Six months later, that feeling of bliss and connection had crumbled so profoundly, so thoroughly and completely, that it was simply intolerable to be stuck in my Keith-ness again, my petty, small, contracted, dualistic self. I found myself longing to get back to where I had been, to recapture my lost Enlightenment. The mental and emotional anguish was extraordinary, but then I remembered what Junpo had told me, and took the teaching back off the shelf again.

I applied it, turning into my discomfort instead of trying to transcend it, get above it, or have it somehow be less real. I won’t lie — it still sucked, but at least it wasn’t the suck of escape and denial. And it taught me one of the most important lessons I had to learn on my own path. Namely, this:

What’s wrong with a spiritual experience? And what’s wrong with identifying as a spiritual person? Simple, really.

  1. Experiences come and go, and experiences are always experienced by an ego. Good experiences, bad ones, sublime ones, boring ones, spiritual ones, sensual ones.

  2. Identities are constructs of the mind, impermanent, unstable, and easily overwhelmed by the power of what is (sometimes known as "life").

Over the 10 years since that retreat, I would come to understand what Junpo said with much greater clarity.

Junpo, trickster though he was, was able to deeply ground in a nondual view of the world. It’s difficult territory, because if you have never experienced it yourself, it’s almost impossible to not try and grab your spiritual experiences and say what I had said: “I am awake.”

Egos don’t awaken. They can be transformed by the awakening process, but at the end of the day egos are dualistic and always in relationship to something else. But awake is just awake, aware is just aware -- and in relationship to nothing, which is why we sometimes say in Zen that awakening is empty. Quite simply, we don’t awaken — awakening awakens.

The grand ultimate truth, enlightenment, is by definition fully here now.
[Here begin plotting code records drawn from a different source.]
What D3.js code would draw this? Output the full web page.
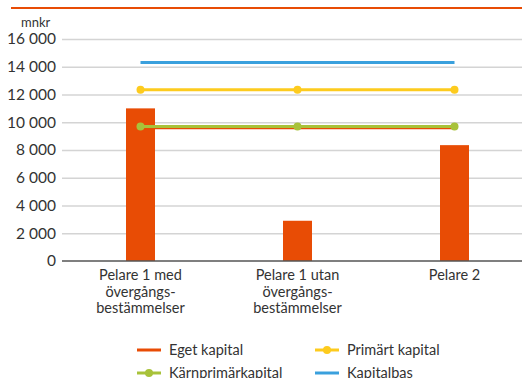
<!DOCTYPE html>
<html><head><meta charset="utf-8">
<script src="https://cdn.jsdelivr.net/npm/d3@7"></script>
<style>
body{margin:0;background:#fff;}
text{font-family:"Lato","Open Sans",sans-serif;fill:#333;}
</style></head>
<body><svg id="c" width="522" height="378"></svg>
<script>
const categories = [["Pelare 1 med","övergångs-","bestämmelser"],["Pelare 1 utan","övergångs-","bestämmelser"],["Pelare 2"]];
const egetKapitalBars = [11000, 2900, 8350];
const egetKapital = [9600, 9600, 9600];
const karnprimarkapital = [9700, 9700, 9700];
const primartKapital = [12350, 12350, 12350];
const kapitalbas = [14300, 14300, 14300];
const yTicks = [0,2000,4000,6000,8000,10000,12000,14000,16000];
const unitLabel = "mnkr";

const svg = d3.select("#c");
const x = d3.scaleBand().domain(d3.range(3)).range([62,533]);
const y = d3.scaleLinear().domain([0,16000]).range([261,39]);
const fmt = v => d3.format(",")(v).replace(/,/g," ");
const cx = i => x(i)+x.bandwidth()/2;

svg.append("line").attr("x1",11).attr("x2",522).attr("y1",8).attr("y2",8)
  .attr("stroke","#e84c05").attr("stroke-width",2);
svg.append("text").attr("x",21).attr("y",27).attr("font-size",13).text(unitLabel);

const ya = svg.append("g").attr("transform","translate(62,0)")
  .call(d3.axisLeft(y).tickValues(yTicks).tickFormat(fmt).tickSize(-470).tickPadding(6));
ya.select(".domain").remove();
ya.selectAll(".tick line").attr("stroke","#d4d4d4").attr("stroke-width",1.5)
  .filter(d=>d===0).attr("stroke","none");
ya.selectAll(".tick text").attr("font-size",15.5).attr("fill","#333");

svg.selectAll("rect.bar").data(egetKapitalBars).join("rect").attr("class","bar")
  .attr("x",(d,i)=>cx(i)-14.5).attr("width",29)
  .attr("y",d=>y(d)).attr("height",d=>y(0)-y(d)).attr("fill","#e84c05");

svg.append("line").attr("x1",62).attr("x2",522).attr("y1",y(0)).attr("y2",y(0))
  .attr("stroke","#555").attr("stroke-width",1.5);

const line = d3.line().x((d,i)=>cx(i)).y(d=>y(d));
const series = [
  {name:"Kapitalbas", data:kapitalbas, color:"#3aa0dd", marker:false},
  {name:"Primärt kapital", data:primartKapital, color:"#fdcb1e", marker:true},
  {name:"Eget kapital", data:egetKapital, color:"#e84c05", marker:false},
  {name:"Kärnprimärkapital", data:karnprimarkapital, color:"#a8c23a", marker:true}
];
series.forEach(s=>{
  svg.append("path").attr("d",line(s.data)).attr("fill","none")
    .attr("stroke",s.color).attr("stroke-width",3);
  if(s.marker) svg.selectAll(null).data(s.data).join("circle")
    .attr("cx",(d,i)=>cx(i)).attr("cy",d=>y(d)).attr("r",4).attr("fill",s.color);
});

categories.forEach((lines,i)=>{
  const t = svg.append("text").attr("text-anchor","middle").attr("font-size",14.5);
  lines.forEach((l,j)=>t.append("tspan").attr("x",cx(i)).attr("y",280+j*16.5).text(l));
});

const legend = [
  {name:"Eget kapital", color:"#e84c05", marker:false, x:137, y:350},
  {name:"Primärt kapital", color:"#fdcb1e", marker:true, x:315, y:350},
  {name:"Kärnprimärkapital", color:"#a8c23a", marker:true, x:137, y:373},
  {name:"Kapitalbas", color:"#3aa0dd", marker:false, x:315, y:373}
];
legend.forEach(l=>{
  svg.append("line").attr("x1",l.x).attr("x2",l.x+24).attr("y1",l.y).attr("y2",l.y)
    .attr("stroke",l.color).attr("stroke-width",3);
  if(l.marker) svg.append("circle").attr("cx",l.x+12).attr("cy",l.y).attr("r",4).attr("fill",l.color);
  svg.append("text").attr("x",l.x+32).attr("y",l.y+5).attr("font-size",14.5).text(l.name);
});
</script></body></html>
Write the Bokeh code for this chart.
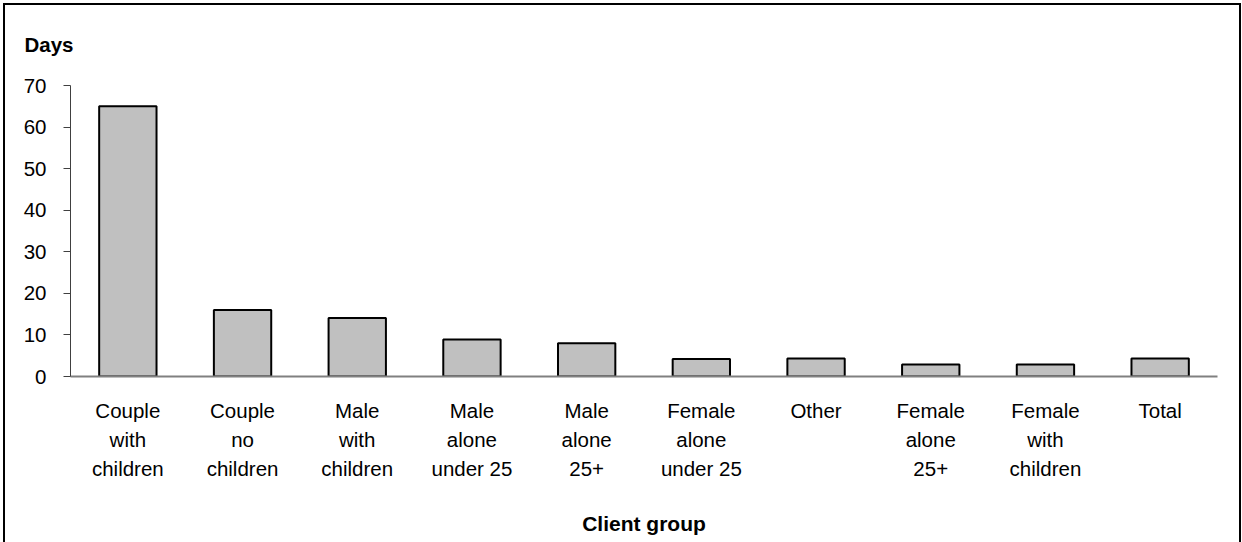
from bokeh.plotting import figure
from bokeh.models import FactorRange, Range1d, ColumnDataSource
from bokeh.embed import file_html
from bokeh.resources import INLINE

categories = ["Couple\nwith\nchildren", "Couple\nno\nchildren", "Male\nwith\nchildren",
              "Male\nalone\nunder 25", "Male\nalone\n25+", "Female\nalone\nunder 25",
              "Other", "Female\nalone\n25+", "Female\nwith\nchildren", "Total"]
days = [65, 16, 14.05, 8.9, 8.0, 4.2, 4.3, 2.9, 2.9, 4.3]
y_ticks = [0, 10, 20, 30, 40, 50, 60, 70]

FONT = "Liberation Sans"

src = ColumnDataSource(dict(cat=categories, days=days))

p = figure(width=1238, height=539, output_backend="svg", toolbar_location=None,
           x_range=FactorRange(*categories, range_padding=0), y_range=Range1d(0, 70),
           min_border_left=65, min_border_right=26, min_border_top=80, min_border_bottom=168)
p.styles = {"border-top": "2px solid black", "border-left": "2px solid black",
            "border-right": "2px solid black", "margin-left": "3px", "margin-top": "3px"}

p.vbar(x="cat", top="days", width=0.5, source=src, fill_color="#C0C0C0",
       line_color="black", line_width=2)

p.xgrid.visible = False
p.ygrid.visible = False
p.outline_line_color = None
p.background_fill_color = "white"
p.border_fill_color = "white"

# y axis
ya = p.yaxis[0]
ya.ticker = y_ticks
ya.axis_line_color = "#404040"
ya.major_tick_line_color = "#404040"
ya.major_tick_out = 7
ya.major_tick_in = 0
ya.minor_tick_line_color = None
ya.major_label_text_font = FONT
ya.major_label_text_font_size = "20.5px"
ya.major_label_text_color = "black"
ya.major_label_standoff = 17

# x axis
xa = p.xaxis[0]
xa.axis_line_color = "#808080"
xa.axis_line_width = 2
xa.major_tick_line_color = None
xa.minor_tick_line_color = None
xa.major_label_text_font = FONT
xa.major_label_text_font_size = "20.5px"
xa.major_label_text_color = "black"
xa.major_label_text_line_height = 1.27
xa.major_label_standoff = 16
xa.axis_label = "Client group"
xa.axis_label_text_font = FONT
xa.axis_label_text_font_size = "21px"
xa.axis_label_text_font_style = "bold"
xa.axis_label_text_color = "black"
xa.axis_label_standoff = 29

# "Days" title
p.title.text = "Days"
p.title.text_font = FONT
p.title.text_font_size = "20.5px"
p.title.text_font_style = "bold"
p.title.text_color = "black"
p.title.align = "left"
p.title.vertical_align = "top"
p.title.offset = -46
p.title.standoff = 55

open("out.html", "w").write(file_html(p, INLINE))
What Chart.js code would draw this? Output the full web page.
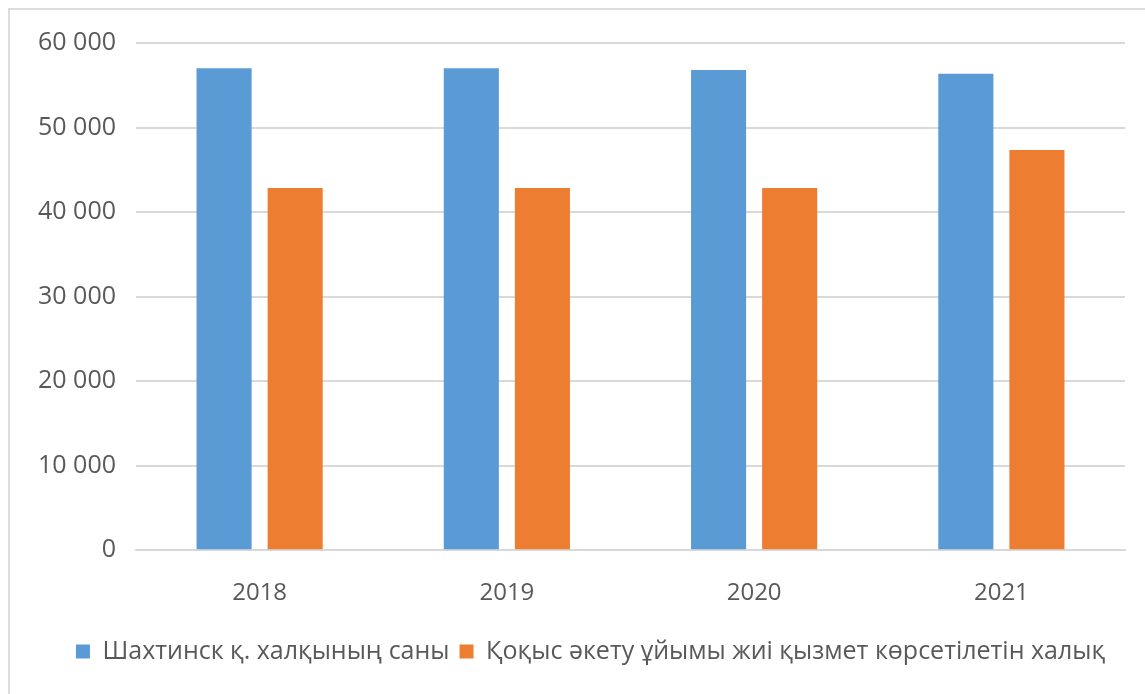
<!DOCTYPE html>
<html>
<head>
<meta charset="utf-8">
<script src="https://cdn.jsdelivr.net/npm/chart.js@4"></script>
<style>
  html, body { margin: 0; padding: 0; background: #fff; }
  #wrap { position: relative; width: 1145px; height: 694px; }
  #frame { position: absolute; left: 8px; top: 8px; right: 0; bottom: 0;
           border-left: 2px solid #dcdcdc; border-top: 2px solid #dcdcdc; }
  canvas { position: absolute; left: 0; top: 0; }
</style>
</head>
<body>
<div id="wrap">
  <div id="frame"></div>
  <canvas id="barChart" width="1145" height="694"></canvas>
</div>
<script>
var years = ['2018', '2019', '2020', '2021'];
var halyk = [57000, 57000, 56800, 56350];
var kyzmet = [42850, 42850, 42850, 47350];
var seriesNames = ['Шахтинск қ. халқының саны', 'Қоқыс әкету ұйымы жиі қызмет көрсетілетін халық'];

var fontFamily = "'Open Sans', 'Noto Sans', sans-serif";

// legend sits a bit right of the canvas centre in the original
var shiftLegend = {
  id: 'shiftLegend',
  afterLayout: function (chart) {
    chart.legend.left += 28;
    chart.legend.right += 28;
  }
};

var contextoBarra = document.getElementById('barChart');
var graficoBarra = new Chart(contextoBarra, {
  type: 'bar',
  data: {
    labels: years,
    datasets: [{
      label: seriesNames[0],
      data: halyk,
      backgroundColor: '#5B9BD5',
      categoryPercentage: 0.575,
      barPercentage: 0.775
    }, {
      label: seriesNames[1],
      data: kyzmet,
      backgroundColor: '#ED7D31',
      categoryPercentage: 0.575,
      barPercentage: 0.775
    }]
  },
  options: {
    responsive: false,
    animation: false,
    layout: {
      padding: { left: 0, right: 20, top: 43, bottom: 20 }
    },
    scales: {
      x: {
        grid: { display: false },
        border: { color: '#d9d9d9', width: 2 },
        ticks: { color: '#595959', padding: 21, font: { family: fontFamily, size: 24 } }
      },
      y: {
        min: 0,
        max: 60000,
        border: { display: false },
        grid: { color: '#d9d9d9', lineWidth: 2, drawTicks: false },
        afterFit: function (scale) { scale.width = 136; },
        ticks: {
          stepSize: 10000,
          padding: 20,
          color: '#595959',
          font: { family: fontFamily, size: 25 },
          callback: function (v) {
            return String(v).replace(/\B(?=(\d{3})+(?!\d))/g, ' ');
          }
        }
      }
    },
    plugins: {
      tooltip: { enabled: false },
      legend: {
        position: 'bottom',
        labels: {
          boxWidth: 14,
          boxHeight: 14,
          padding: 10,
          color: '#595959',
          font: { family: fontFamily, size: 25 }
        }
      }
    }
  },
  plugins: [shiftLegend]
});
</script>
</body>
</html>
The grand ultimate truth cannot come and go; the only thing that can come and go is our ability to realize it. Makes sense, yes? The deepest, timeless truth of the universe is not bound by us or our perceptions of it any more than a sunset goes away because we stop looking at it.

This is what Junpo was trying to show me. I wasn’t awake, and I hadn’t become enlightened -- because "I" can't do that. Since I was having an ego experience, and since ego experiences inevitably fade, my frame doomed me to chasing something already fully here, trying to “discover” or “find” enlightenment, which is like trying to “discover” or “find” my own face.

I had what I sought. That was — and is — absolutely true. And it is true that I had to get out of the way to realize what I already had. You can’t seek what you already have, and are. You can only realize it by allowing it to be. This also is completely and totally true.

Of course, Junpo said all of this many years back, without ever opening his mouth.